The more serious concern is when the cars themselves have unusually high running costs. Say you anticipate being able to afford a used 6-year old BMW because it costs the same as a brand new Toyota Vios. One day you’re driving along and you get into a minor fender bender that breaks a headlamp. Just to replace one of those BMW LED/Laser headlamps is going to cost you thousands of Ringgit. Now you have to choose between making this month’s car installment and repairing an essential piece of safety equipment in your vehicle.
Other times, a car can have part pricing issues. Take the Audi A6 hybid or the Mercedes-Benz E300 Bluetec Hybrid, for instance. The Mercedes was brought into Malaysia and sold like hot cakes in 2015 because it was priced like an mid-level E-Class, but had the equipment and performance figures of a full-spec E-Class.
However, as time went by, a few owners started to experience problems with the huge battery that was required for the hybrid system to work. The car itself was inexpensive because of existing preferential tax rates for hybrids. However, the individual parts were not given the same exemptions. The initial price quoted for a replacement battery was RM120,000! Mercedes-Benz Malaysia eventually responded and brought prices down to RM50,000, offering an extended battery warranty programme for RM2688 a month. For the Audi A6, the battery replacement price is RM108,000.
All of these 5 figure prices are enough to purchase entirely new cars. Granted, some of these owners will be able to afford a replacement, but they are probably not silly enough to let that kind of money go just to keep themselves mobile. More likely, they’ll find some quick fix and/or let the car go for cheap on the used market. Not every owner will be able to do this, of course.
Which leads us to the lower income demographic. We all know car warranty packages are generally getting longer and better. When I joined the industry 6 years ago, a 3-year warranty was the industry standard. Since then, it has gone up to 5-years and even longer from some brands. However, the promise of a warranty doesn’t guarantee mobility. Some cars are just so poorly put together and difficult to fix up that owners have to leave them at the service centre for YEARS. All the while, they’re still paying the full monthly instalments on time AND having to fork out cash to sort out some alternative transportation method. This warranty claim limbo can cost owners tens of thousands of Ringgit and throw their finances out of balance. In this case, a Volkswagen Polo had to rent a car for 3 years while the dealership sorted the warranty claims.

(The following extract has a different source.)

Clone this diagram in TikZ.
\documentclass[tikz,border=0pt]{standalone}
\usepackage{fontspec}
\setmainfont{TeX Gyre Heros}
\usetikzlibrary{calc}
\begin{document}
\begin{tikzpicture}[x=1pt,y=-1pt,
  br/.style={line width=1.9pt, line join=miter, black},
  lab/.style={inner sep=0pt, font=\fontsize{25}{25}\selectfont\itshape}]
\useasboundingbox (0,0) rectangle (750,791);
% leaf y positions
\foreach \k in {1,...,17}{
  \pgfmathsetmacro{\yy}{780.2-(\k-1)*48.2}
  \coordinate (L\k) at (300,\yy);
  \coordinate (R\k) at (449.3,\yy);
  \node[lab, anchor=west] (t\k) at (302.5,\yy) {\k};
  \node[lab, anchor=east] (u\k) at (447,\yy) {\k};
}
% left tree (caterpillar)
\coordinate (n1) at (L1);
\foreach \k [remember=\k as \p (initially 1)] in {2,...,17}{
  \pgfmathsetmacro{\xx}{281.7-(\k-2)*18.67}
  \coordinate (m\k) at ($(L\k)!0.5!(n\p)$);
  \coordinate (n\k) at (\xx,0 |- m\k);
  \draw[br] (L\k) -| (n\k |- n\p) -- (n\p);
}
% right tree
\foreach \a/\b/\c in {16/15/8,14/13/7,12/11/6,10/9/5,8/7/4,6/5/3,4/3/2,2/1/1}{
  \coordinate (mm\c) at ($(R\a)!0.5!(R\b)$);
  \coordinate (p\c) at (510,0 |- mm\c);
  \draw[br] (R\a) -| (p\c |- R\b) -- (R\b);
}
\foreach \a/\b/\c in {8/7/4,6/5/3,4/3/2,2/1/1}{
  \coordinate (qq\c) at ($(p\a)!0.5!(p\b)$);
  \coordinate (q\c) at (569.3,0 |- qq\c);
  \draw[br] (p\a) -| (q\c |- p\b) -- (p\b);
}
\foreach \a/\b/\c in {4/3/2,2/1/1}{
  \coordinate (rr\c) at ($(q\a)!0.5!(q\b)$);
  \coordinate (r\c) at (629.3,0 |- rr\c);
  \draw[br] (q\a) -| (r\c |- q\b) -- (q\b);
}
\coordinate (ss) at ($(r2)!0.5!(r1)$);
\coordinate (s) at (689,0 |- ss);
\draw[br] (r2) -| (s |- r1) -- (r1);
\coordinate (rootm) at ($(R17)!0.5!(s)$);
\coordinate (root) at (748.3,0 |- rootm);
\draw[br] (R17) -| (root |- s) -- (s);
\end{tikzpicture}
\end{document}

So, what’s the solution? How do you avoid being bankrupted by your vehicle? We wish there was a solid, fool-proof way. But there are just general tips we can offer:
- Avoid exotics if you’re buying a first car. You may be tempted to skip the locally-made Peroduas and Toyotas for something a little more left field. This might not be the best idea. When a vehicle is popular, you can be sure halfcuts will be aplenty and spare parts will not be a major headache. More mechanics will have solutions to common problems, so you’ll be able to shop around for a solution that saves money or time or both.
- Find out what the general consensus is for a vehicle you’re eyeing. Don’t just go by the brand’s reputation, get model-specific advice from owners and experienced mechanics before making a decision.
- Don’t get taken in by warranties and guarantees that the salesperson makes there. Should things go wrong for you, that salesperson may not be able to honour his promises even if he’s well-intentioned.
- Take into account resale value when deciding on a car. It’s a decent indication of how well a car ages overtime when the resale value of the last model is still high.
- Stick to a budget and take into account interest, insurance costs, maintenance and fuel costs before making a decision.
- Be wary of impressive equipment. Fancy LED and Laser headlights, large rims with large tyres, head units that can’t be user upgraded, these are all signs that sometime in the future, you’ll have to spend a bit more than you might think on replacement parts.